Before reviewing this page, ensure you are expert in the use of the Wasatch Service Data Uploader, which is documented here:

Service Data Uploader

Here is one example of a Wasatch Self Documenting Test File.

This is just one example. We'll create various different test files to suit different needs. Wasatch's service team may email you a test file needed for the task at hand.

Note that besides the familiar-looking test patterns, there is some special information included in the print:

  • Wasatch Serial Number
  • Print Unit
  • Date and Time
  • Print Queue Index Number (identifies the individual print)
  • IC (Imaging Configuration)

When a self-documenting test file is RIP'ed for output, the Wasatch PostScript Interpreter pauses part way through, displaying this message.

As soon as you press Yes on this window the Service Data Uploader will run. Complete the required steps and select either the Make File For Upload or the Upload button to upload the data immediately. By doing this, you will ensure that the Service Data Uploader matches all the information shown above. This ensures that the print, or photos of the print, can always be matched to the data, regardless of how they become separated when sent to Wasatch. Even if there is a delay in how these materials reach us, this information allows them to be matched up.

This makes a tremendous difference in our ability to analyze both the print and the data in the upload, in fact, without this, both the print and the upload are close to useless. They're only valuable when they can be matched to each other.

The first window that appears when Service Data Uploader runs allows for entry of contact information and a general description.

The next window allows you to enter information that is not available to our software. This information is extremely important.

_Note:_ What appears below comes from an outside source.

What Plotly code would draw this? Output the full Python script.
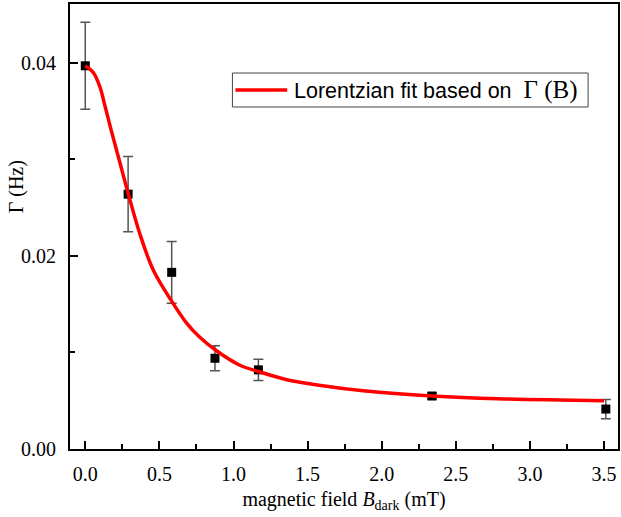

It is very important that you carefully record all names and part numbers for paper and ink in this window because there is no other way for the uploader to send us this information. Without this, the print and other data are generally useless. When this is done, pressing OK will launch the next window.

When finished, email us the Service Data Upload file ("ZIP" file) if it has not already been uploaded, and plan to mail us the print. Email us a digital photo of the print if you'd like to get some response quicker.

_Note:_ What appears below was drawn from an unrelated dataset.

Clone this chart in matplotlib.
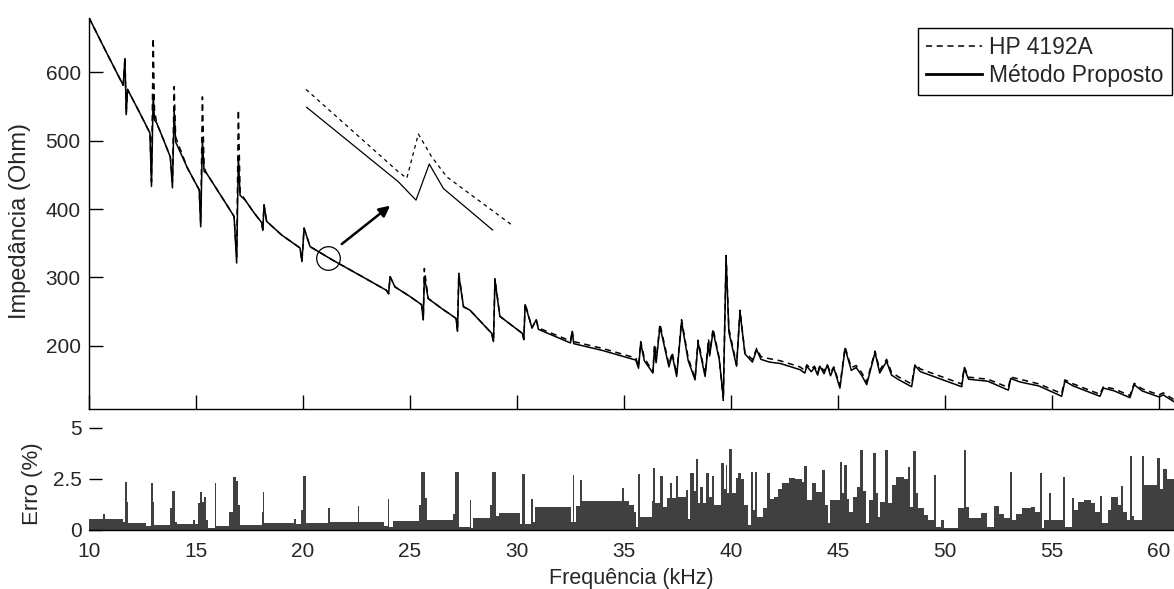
import numpy as np
import matplotlib
matplotlib.use('Agg')
import matplotlib.pyplot as plt

plt.rcParams['font.family'] = ['Liberation Sans', 'DejaVu Sans']

## impedance curves (kHz, Ohm)
freq = [10.0, 10.8, 11.6, 11.68, 11.74, 11.80, 12.3, 12.85, 12.92, 13.0,
        13.06, 13.16, 13.5, 13.80, 13.90, 13.98, 14.05, 14.6, 15.15, 15.22,
        15.30, 15.38, 15.5, 16.4, 16.78, 16.90, 16.98, 17.06, 17.3, 17.7,
        18.07, 18.12, 18.18, 18.3, 19.0, 19.86, 19.95, 20.05, 20.33, 21.4,
        22.6, 23.9, 24.0, 24.07, 24.3, 25.0, 25.54, 25.62, 25.67, 25.85,
        26.5, 27.15, 27.22, 27.28, 27.5, 27.8, 28.82, 28.9, 28.97, 29.2,
        30.25, 30.32, 30.38, 30.7, 30.9, 31.0, 32.5, 32.58, 32.65, 34.0,
        35.55, 35.68, 35.78, 35.95, 36.35, 36.43, 36.5, 36.68, 37.1, 37.25,
        37.46, 37.55, 37.69, 38.0, 38.32, 38.46, 38.79, 38.95, 39.0, 39.16,
        39.45, 39.64, 39.77, 39.9, 40.26, 40.42, 40.65, 41.0, 41.2, 41.4,
        41.8, 42.3, 43.22, 43.45, 43.54, 43.75, 43.9, 44.05, 44.15, 44.35,
        44.5, 44.65, 44.8, 45.09, 45.33, 45.62, 45.85, 46.1, 46.34, 46.73,
        46.95, 47.27, 47.5, 47.85, 48.44, 48.6, 48.85, 49.9, 50.78, 50.9,
        51.1, 52.0, 52.96, 53.07, 53.5, 54.4, 55.45, 55.6, 56.0, 57.24,
        57.4, 57.9, 58.64, 58.84, 59.2, 60.0, 60.2, 60.7]

z_proposto = [680, 630, 581, 620, 538, 575, 545, 511, 433, 567,
              530, 526, 500, 476, 431, 545, 498, 460, 428, 374,
              501, 455, 452, 408, 389, 321, 476, 420, 413, 395,
              380, 369, 406, 382, 362, 343, 323, 372, 345, 325,
              304, 281, 276, 301, 286, 272, 260, 238, 301, 269,
              254, 240, 221, 303, 257, 252, 218, 206, 296, 243,
              218, 209, 260, 226, 238, 224, 204, 221, 203, 193,
              179, 167, 204, 178, 160, 199, 175, 228, 169, 187,
              155, 187, 235, 178, 150, 205, 155, 205, 185, 221,
              180, 124, 330, 220, 170, 250, 188, 176, 194, 180,
              176, 174, 165, 160, 170, 162, 168, 157, 170, 159,
              172, 156, 168, 138, 196, 164, 168, 157, 143, 190,
              160, 177, 157, 150, 140, 171, 162, 150, 140, 167,
              151, 148, 135, 152, 147, 141, 126, 148, 141, 126,
              138, 134, 124, 143, 134, 125, 128, 118]

z_hp = [680, 630, 581, 622, 540, 575, 545, 511, 440, 650,
        545, 526, 500, 476, 440, 579, 505, 460, 428, 380,
        564, 460, 452, 408, 389, 330, 545, 425, 413, 395,
        380, 369, 406, 382, 362, 343, 323, 372, 345, 325,
        304, 281, 276, 301, 286, 272, 260, 238, 313, 269,
        254, 240, 221, 306, 257, 252, 218, 206, 298, 243,
        218, 209, 262, 226, 238, 226, 207, 222, 206, 196,
        182, 170, 206, 182, 162, 202, 178, 232, 172, 190,
        158, 190, 238, 182, 152, 208, 158, 210, 188, 225,
        182, 120, 332, 225, 172, 252, 190, 180, 196, 184,
        181, 178, 169, 164, 172, 166, 170, 160, 171, 163,
        172, 160, 169, 142, 198, 168, 171, 161, 147, 192,
        164, 180, 161, 154, 144, 173, 166, 154, 144, 169,
        154, 151, 139, 154, 151, 144, 130, 150, 144, 129,
        140, 137, 127, 145, 137, 128, 131, 121]

## detail of the resonance near 25 kHz, drawn enlarged above the curve
det_hp_f = [20.14, 24.45, 24.85, 25.39, 26.01, 26.72, 29.83]
det_hp_z = [575, 454.6, 445, 509.7, 476.5, 447, 375]
det_pr_f = [20.17, 24.45, 25.28, 25.9, 26.56, 28.86]
det_pr_z = [548.8, 440, 413, 465.8, 430, 369.3]
circ_f, circ_z = 21.18, 327.9
arrow_from = (21.81, 348.7)
arrow_to = (24.07, 404.8)

## relative error (%) as steps starting at each frequency
err_f = [10.0, 10.65, 10.75, 11.6, 11.70, 11.76, 11.82, 12.65, 12.92, 12.98,
         13.06, 13.80, 13.86, 14.0, 14.1, 14.88, 14.96, 15.09, 15.2, 15.3,
         15.38, 15.45, 15.55, 15.88, 15.95, 16.55, 16.72, 16.86, 16.96, 17.04,
         18.08, 18.12, 18.2, 19.58, 19.66, 19.92, 19.98, 20.16, 21.15, 21.25,
         22.56, 22.63, 23.78, 23.95, 24.03, 24.19, 25.41, 25.52, 25.68, 25.81,
         27.03, 27.11, 27.3, 27.8, 27.86, 27.95, 28.74, 28.84, 29.0, 29.14,
         30.12, 30.22, 30.37, 30.65, 30.77, 30.85, 32.5, 32.6, 32.68, 32.75,
         32.96, 33.06, 34.9, 35.02, 35.23, 35.47, 35.55, 35.64, 35.75, 36.29,
         36.35, 36.45, 36.7, 36.8, 37.0, 37.15, 37.22, 37.45, 37.52, 37.9,
         37.97, 38.1, 38.25, 38.36, 38.45, 38.55, 38.68, 38.85, 38.95, 39.1,
         39.2, 39.55, 39.66, 39.75, 39.83, 39.92, 40.05, 40.25, 40.35, 40.45,
         40.6, 40.8, 40.93, 41.02, 41.12, 41.22, 41.5, 41.7, 41.82, 42.0,
         42.2, 42.4, 42.7, 43.0, 43.3, 43.43, 43.55, 43.8, 43.95, 44.25,
         44.4, 44.52, 44.62, 45.08, 45.18, 45.3, 45.42, 45.5, 45.7, 45.9,
         46.05, 46.15, 46.3, 46.45, 46.65, 46.78, 46.85, 46.95, 47.2, 47.33,
         47.5, 47.7, 48.1, 48.25, 48.35, 48.5, 48.65, 48.75, 49.0, 49.2,
         49.5, 49.57, 49.8, 49.95, 50.6, 50.87, 50.97, 51.1, 51.7, 51.95,
         52.28, 52.5, 52.75, 53.03, 53.12, 53.3, 53.6, 54.0, 54.2, 54.43,
         54.52, 54.62, 54.88, 54.96, 55.52, 55.62, 55.95, 56.03, 56.2, 56.5,
         56.8, 57.0, 57.25, 57.35, 57.6, 57.75, 58.1, 58.22, 58.3, 58.5,
         58.65, 58.75, 58.85, 59.2, 59.3, 59.9, 60.05, 60.2, 60.35]
err_v = [0.52, 0.76, 0.52, 0.41, 2.36, 1.38, 0.36, 0.2, 2.28, 1.35,
         0.24, 1.05, 1.9, 0.4, 0.28, 0.49, 0.28, 1.3, 1.87, 1.38,
         1.6, 0.5, 0.08, 2.28, 0.2, 0.9, 2.57, 2.4, 1.2, 0.25,
         0.9, 1.87, 0.35, 0.52, 0.3, 1.0, 2.63, 0.33, 1.06, 0.37,
         1.17, 0.37, 0.2, 1.51, 0.16, 0.45, 1.2, 2.85, 1.55, 0.48,
         0.8, 2.85, 0.16, 1.46, 0.1, 0.57, 1.2, 2.85, 0.7, 0.81,
         0.3, 2.76, 0.3, 1.5, 0.4, 1.1, 0.4, 2.68, 0.4, 1.17,
         2.44, 1.41, 2.07, 1.4, 1.22, 0.89, 0.16, 2.72, 0.65, 1.4,
         3.04, 1.3, 2.63, 1.1, 1.54, 2.3, 1.54, 2.63, 1.6, 1.95,
         0.55, 2.8, 1.9, 3.45, 1.3, 2.1, 1.3, 2.8, 1.6, 2.63,
         1.22, 3.28, 2.0, 3.17, 1.8, 3.95, 1.8, 2.52, 2.8, 2.5,
         1.2, 0.24, 2.85, 1.0, 2.85, 0.65, 1.06, 2.8, 1.5, 1.6,
         2.0, 2.3, 2.52, 2.5, 2.36, 3.12, 1.46, 2.28, 1.87, 2.93,
         1.2, 0.33, 1.46, 3.33, 1.8, 3.2, 1.5, 0.9, 1.6, 2.1,
         3.9, 1.9, 0.33, 1.46, 3.77, 1.8, 0.65, 1.38, 3.9, 1.3,
         2.2, 2.6, 2.5, 3.09, 1.14, 3.85, 1.8, 1.06, 0.73, 0.49,
         2.68, 0.16, 0.49, 0.08, 1.06, 3.9, 1.14, 0.57, 0.81, 0.16,
         1.17, 0.8, 0.57, 2.85, 0.49, 0.8, 1.06, 1.1, 0.9, 2.8,
         0.08, 0.49, 1.79, 0.49, 2.57, 0.16, 1.54, 1.0, 1.38, 1.46,
         1.3, 0.9, 1.66, 0.33, 1.0, 1.63, 1.2, 2.16, 0.9, 0.49,
         3.63, 0.7, 0.49, 3.63, 2.2, 3.5, 2.0, 2.96, 2.5]

f_max = 60.7
txt = '#262626'
fs_tick = 15

fig = plt.figure(figsize=(11.74, 5.89), dpi=100)
ax1 = fig.add_axes([0.0758, 0.3056, 0.9242, 0.6638])
ax2 = fig.add_axes([0.0758, 0.1002, 0.9242, 0.1737])

##top: impedance
ax1.plot(freq, z_hp, color='k', lw=1.1, ls=(0, (4, 3)), label='HP 4192A')
ax1.plot(freq, z_proposto, color='k', lw=1.1, label='Método Proposto')
ax1.plot(det_hp_f, det_hp_z, color='k', lw=0.9, ls=(0, (3, 3)))
ax1.plot(det_pr_f, det_pr_z, color='k', lw=0.9)
ax1.plot([circ_f], [circ_z], marker='o', ms=17, mfc='none', mec='k', mew=0.9)
ax1.annotate('', xy=arrow_to, xytext=arrow_from,
             arrowprops=dict(arrowstyle='-|>', color='k', lw=1.8,
                             mutation_scale=16, shrinkA=0, shrinkB=0))

ax1.set_xlim(10, f_max)
ax1.set_ylim(107.4, 679.4)
ax1.set_xticks(np.arange(10, 61, 5))
ax1.set_xticklabels([])
ax1.set_yticks([200, 300, 400, 500, 600])
ax1.tick_params(direction='in', length=10, width=1, colors='k',
                labelcolor=txt, labelsize=fs_tick, pad=6)
for s in ['top', 'right']:
    ax1.spines[s].set_visible(False)
for s in ['left', 'bottom']:
    ax1.spines[s].set_linewidth(1.0)
ax1.set_ylabel('Impedância (Ohm)', fontsize=17, color=txt)
ax1.yaxis.set_label_coords(-0.0535, 0.48)

leg = ax1.legend(loc='upper right', bbox_to_anchor=(0.998, 0.974),
                 borderaxespad=0, fontsize=16.5, handlelength=2.45,
                 handletextpad=0.3, borderpad=0.35, labelspacing=0.2,
                 fancybox=False, framealpha=1, edgecolor='k')
leg.get_frame().set_linewidth(1.0)
leg.get_lines()[1].set_linewidth(2.0)
for t in leg.get_texts():
    t.set_color(txt)

##bottom: error
edges = err_f + [f_max]
ax2.stairs(err_v, edges, fill=True, color='#404040', lw=0)
ax2.set_xlim(10, f_max)
ax2.set_ylim(0, 5)
ax2.set_xticks(np.arange(10, 61, 5))
ax2.set_yticks([0, 2.5, 5])
ax2.set_yticklabels(['0', '2.5', '5'])
ax2.tick_params(axis='y', direction='in', length=9, width=1, colors='k',
                labelcolor=txt, labelsize=fs_tick, pad=5)
ax2.tick_params(axis='x', length=0, labelcolor=txt, labelsize=fs_tick, pad=9)
for s in ['top', 'right', 'left']:
    ax2.spines[s].set_visible(False)
ax2.spines['bottom'].set_linewidth(1.0)
ax2.set_xlabel('Frequência (kHz)', fontsize=15.5, color=txt, labelpad=5)
ax2.set_ylabel('Erro (%)', fontsize=16, color=txt)
ax2.yaxis.set_label_coords(-0.0424, 0.45)

fig.savefig('out.png', dpi=100)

To upload a print file or photo of the print (under 20 megabytes), check Problem Files, and use the Add button.

When your selections are complete, you can either press Upload to immediately send data to Wasatch or you can press Make File For Upload to create a ZIP data file and place it where you like on your system.

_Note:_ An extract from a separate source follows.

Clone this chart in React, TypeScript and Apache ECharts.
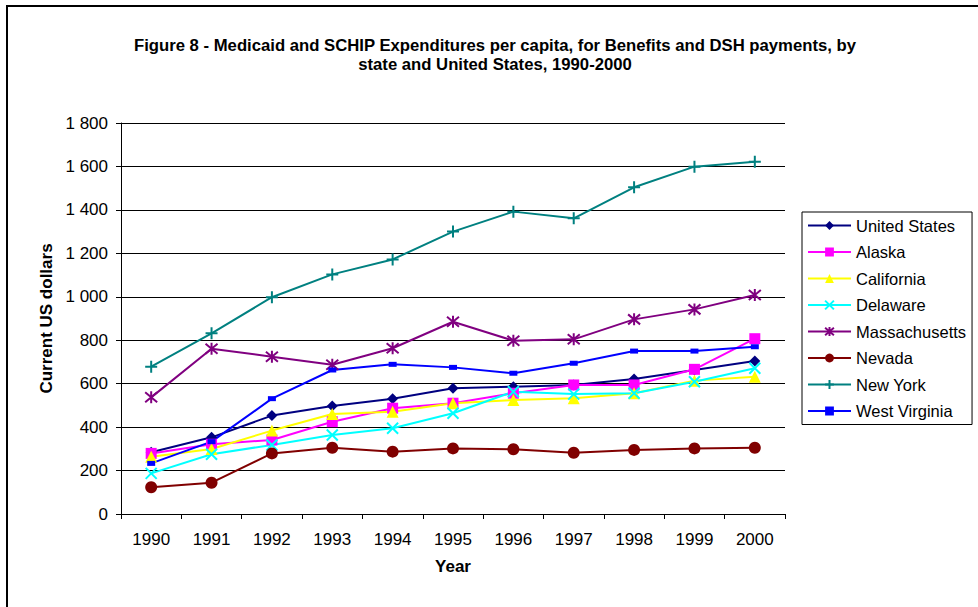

The Upload button may fail if you are not connected to the Internet or if your local firewall prevents this type of upload. If that happens, choose Make File For Upload. You may also wish to use Make File For Upload so that someone other than Wasatch Service can inspect the data. A ZIP file is produced that includes everything that is in the upload. It can be attached to an email or even taken away on a thumb drive.

The ZIP file is easily opened in Windows Explorer and almost all the data is in text files that can be inspected by anyone. This may be important if your team has concerns about security.

For Imaging Configurations that are to be distributed with Wasatch SoftRIP (produced by Wasatch staff), we must have the print, along with the matching Service Data Upload. Several such self-documenting prints are generally required before an Imaging Configuration will be published.